Saturday, July 14, 2012

Woody Guthrie Centennial

Woody Guthrie / Inks on Bristol / 2009
Today marks the Woody Guthrie Centennial and the culmination of many celebrations this year in honor of the musician's life and work.  Woody captured the strife, honor and reality of working-class America with his music and lyrics.  A few years back, a friend of mine Jonathan commissioned a portrait of the musician featuring the Socialist Rose to symbolize Guthrie's efforts to further workers' rights in our country throughout his life.  A devout fan, Jonathan traveled to the Woody Guthrie Archives last year and presented them with a print of the portrait which he helped me design.  Today, Jonathan is at WoodyFest in Okemah, OK where he's taken a moment from the five day festival to share with us today...
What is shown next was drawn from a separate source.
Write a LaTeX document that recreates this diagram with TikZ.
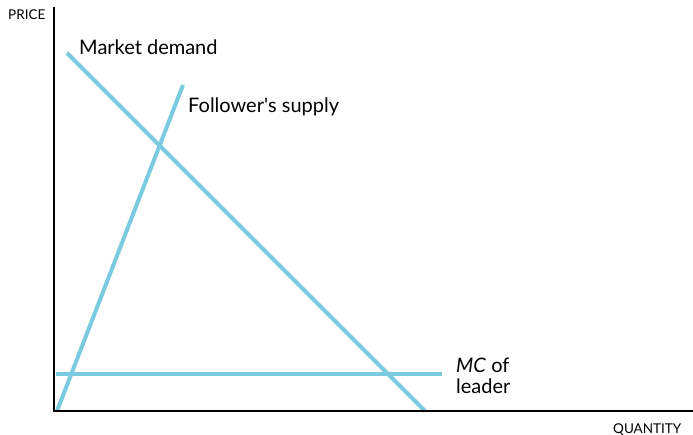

Today, I’m sitting in a pasture in Okemah, Oklahoma – the town where Woody Guthrie (most famous for writing “This Land is Your Land”) was born 100 years ago today.  Okemah is typically a small, quiet town but the town’s population doubles around this time each year to honor Woody, much like it doubled literally overnight during the oil boom in the 1920s when the musician lived here.  Okemah is where Woody began to learn about the life of the working class as he said in Bound for Glory, it “was one of the singingest, square dancingest, drinkingest, yellingest, preachingest, walkingest, talkingest, laughingest, cryingest, shootingest, fist fightingest, bleedingest, gamblingest, gun, club and razor carryingest of our ranch towns and farm towns, because it blossomed out into one of our first Oil Boom Towns.”  This is also where he first saw the oil boom workers in their miserable shacks which were built for around $10 and apt to catch on fire.  This added to their already hard-working conditions.  He saw these workers as an oppressed people, and he saw that people shouldn’t be oppressed. Woody also saw the working people could overcome these conditions and live.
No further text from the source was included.